Information shown:
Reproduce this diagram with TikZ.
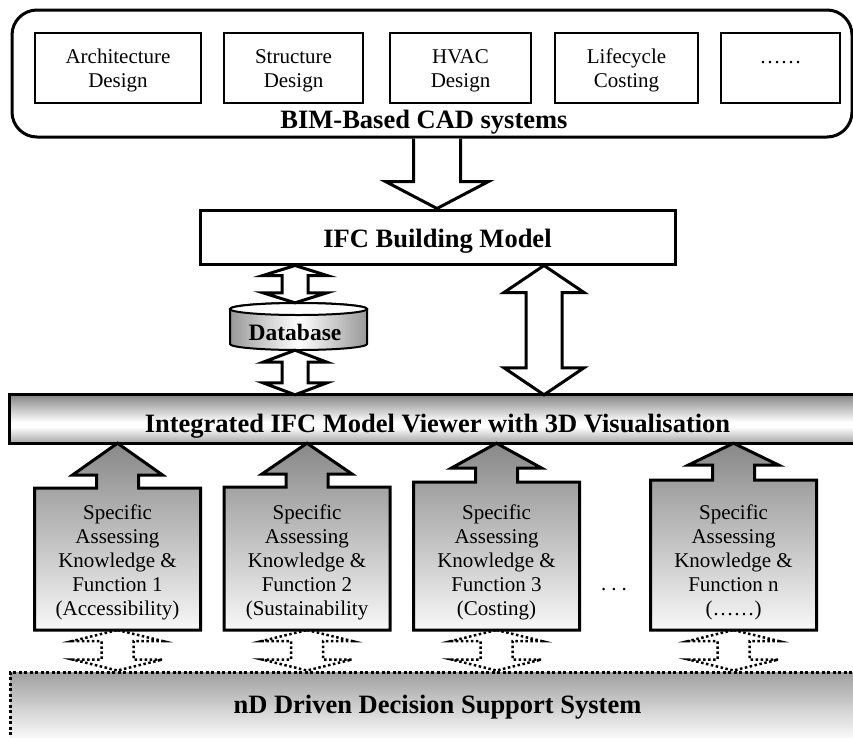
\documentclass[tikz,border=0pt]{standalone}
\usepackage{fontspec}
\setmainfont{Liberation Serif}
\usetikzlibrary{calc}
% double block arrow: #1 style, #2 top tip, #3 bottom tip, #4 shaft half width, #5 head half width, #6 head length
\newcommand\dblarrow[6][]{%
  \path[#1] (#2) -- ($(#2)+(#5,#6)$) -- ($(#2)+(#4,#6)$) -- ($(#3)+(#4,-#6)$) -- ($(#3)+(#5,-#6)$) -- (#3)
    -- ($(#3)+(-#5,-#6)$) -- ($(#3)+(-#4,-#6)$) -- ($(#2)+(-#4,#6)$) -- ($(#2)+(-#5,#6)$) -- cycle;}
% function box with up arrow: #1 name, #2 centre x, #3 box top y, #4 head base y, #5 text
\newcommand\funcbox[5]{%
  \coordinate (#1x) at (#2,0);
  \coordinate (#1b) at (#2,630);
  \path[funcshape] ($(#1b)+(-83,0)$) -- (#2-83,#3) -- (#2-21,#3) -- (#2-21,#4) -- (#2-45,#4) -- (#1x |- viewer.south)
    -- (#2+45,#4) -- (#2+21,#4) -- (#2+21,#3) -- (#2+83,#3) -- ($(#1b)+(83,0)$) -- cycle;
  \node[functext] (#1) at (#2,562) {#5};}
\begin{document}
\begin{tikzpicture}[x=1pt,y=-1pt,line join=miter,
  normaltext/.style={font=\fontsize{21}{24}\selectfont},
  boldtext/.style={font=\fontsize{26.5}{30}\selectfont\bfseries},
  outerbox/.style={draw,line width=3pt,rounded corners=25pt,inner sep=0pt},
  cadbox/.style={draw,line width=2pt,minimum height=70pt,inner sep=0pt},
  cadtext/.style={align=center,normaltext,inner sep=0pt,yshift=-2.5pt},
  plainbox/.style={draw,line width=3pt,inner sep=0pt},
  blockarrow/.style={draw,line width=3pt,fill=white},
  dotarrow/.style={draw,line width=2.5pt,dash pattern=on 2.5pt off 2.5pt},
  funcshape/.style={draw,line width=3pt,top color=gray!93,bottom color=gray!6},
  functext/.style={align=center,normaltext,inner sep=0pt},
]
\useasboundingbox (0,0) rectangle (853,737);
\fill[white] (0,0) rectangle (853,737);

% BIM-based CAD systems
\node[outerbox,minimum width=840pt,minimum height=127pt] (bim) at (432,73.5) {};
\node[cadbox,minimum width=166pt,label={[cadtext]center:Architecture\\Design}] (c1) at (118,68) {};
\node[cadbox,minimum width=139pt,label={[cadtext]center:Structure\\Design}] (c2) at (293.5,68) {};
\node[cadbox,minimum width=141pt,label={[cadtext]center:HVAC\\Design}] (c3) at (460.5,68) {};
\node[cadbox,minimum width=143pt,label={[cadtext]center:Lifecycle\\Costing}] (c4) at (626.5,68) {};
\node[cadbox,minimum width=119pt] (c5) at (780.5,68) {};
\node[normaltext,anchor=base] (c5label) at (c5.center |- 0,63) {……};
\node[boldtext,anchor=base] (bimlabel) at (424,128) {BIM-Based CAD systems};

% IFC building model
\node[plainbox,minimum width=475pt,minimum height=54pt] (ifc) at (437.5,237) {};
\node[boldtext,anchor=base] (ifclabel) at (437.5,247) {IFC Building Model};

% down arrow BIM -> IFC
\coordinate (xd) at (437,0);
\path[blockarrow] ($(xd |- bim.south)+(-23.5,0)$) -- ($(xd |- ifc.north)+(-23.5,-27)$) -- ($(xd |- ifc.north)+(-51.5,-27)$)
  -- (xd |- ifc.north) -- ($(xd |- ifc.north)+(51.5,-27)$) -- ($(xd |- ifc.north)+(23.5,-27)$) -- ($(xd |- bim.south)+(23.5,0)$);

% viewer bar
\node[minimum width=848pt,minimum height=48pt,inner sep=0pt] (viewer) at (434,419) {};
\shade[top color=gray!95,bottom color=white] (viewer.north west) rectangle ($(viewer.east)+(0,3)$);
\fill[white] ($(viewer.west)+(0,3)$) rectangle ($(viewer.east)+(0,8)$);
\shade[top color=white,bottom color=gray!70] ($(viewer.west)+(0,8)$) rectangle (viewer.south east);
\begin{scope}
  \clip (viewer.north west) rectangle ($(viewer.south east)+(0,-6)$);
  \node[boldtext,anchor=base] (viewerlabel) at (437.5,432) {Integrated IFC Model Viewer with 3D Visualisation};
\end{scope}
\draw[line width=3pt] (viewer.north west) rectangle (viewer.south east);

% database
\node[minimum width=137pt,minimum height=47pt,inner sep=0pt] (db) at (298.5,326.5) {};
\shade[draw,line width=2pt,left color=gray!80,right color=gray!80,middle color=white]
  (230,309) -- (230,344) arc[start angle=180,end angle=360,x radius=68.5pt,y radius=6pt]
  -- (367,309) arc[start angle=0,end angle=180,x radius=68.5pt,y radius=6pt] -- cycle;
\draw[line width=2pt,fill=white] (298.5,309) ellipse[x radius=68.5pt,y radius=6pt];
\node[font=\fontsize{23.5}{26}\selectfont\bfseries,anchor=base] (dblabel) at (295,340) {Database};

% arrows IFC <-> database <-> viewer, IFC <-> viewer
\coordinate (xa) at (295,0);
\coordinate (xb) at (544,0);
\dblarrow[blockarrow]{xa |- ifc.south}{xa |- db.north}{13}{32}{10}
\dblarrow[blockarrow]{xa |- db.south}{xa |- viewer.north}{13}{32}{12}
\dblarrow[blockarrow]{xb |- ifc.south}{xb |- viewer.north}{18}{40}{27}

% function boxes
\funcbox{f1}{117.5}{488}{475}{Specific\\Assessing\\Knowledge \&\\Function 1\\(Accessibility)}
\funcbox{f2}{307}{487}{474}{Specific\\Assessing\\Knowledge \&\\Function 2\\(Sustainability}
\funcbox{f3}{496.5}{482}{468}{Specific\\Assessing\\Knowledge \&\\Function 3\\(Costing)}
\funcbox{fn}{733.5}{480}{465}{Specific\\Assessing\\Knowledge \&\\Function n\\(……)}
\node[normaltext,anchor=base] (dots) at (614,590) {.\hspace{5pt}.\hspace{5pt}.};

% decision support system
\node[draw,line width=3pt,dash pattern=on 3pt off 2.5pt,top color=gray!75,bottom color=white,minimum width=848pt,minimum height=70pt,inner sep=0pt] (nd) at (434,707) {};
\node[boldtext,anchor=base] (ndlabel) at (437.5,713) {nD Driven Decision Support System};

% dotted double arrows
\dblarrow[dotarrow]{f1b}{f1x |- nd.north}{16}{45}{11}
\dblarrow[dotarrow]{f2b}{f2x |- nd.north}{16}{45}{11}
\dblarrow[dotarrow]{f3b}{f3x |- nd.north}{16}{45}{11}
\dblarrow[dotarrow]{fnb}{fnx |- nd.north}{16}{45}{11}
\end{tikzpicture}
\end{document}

Short problem:
Find all lines where the word "with" appears. Copy them.

Solution for this task:
Reproduce this diagram with TikZ.
% function box with up arrow: #1 name, #2 centre x, #3 box top y, #4 head base y, #5 text
  \node[boldtext,anchor=base] (viewerlabel) at (437.5,432) {Integrated IFC Model Viewer with 3D Visualisation};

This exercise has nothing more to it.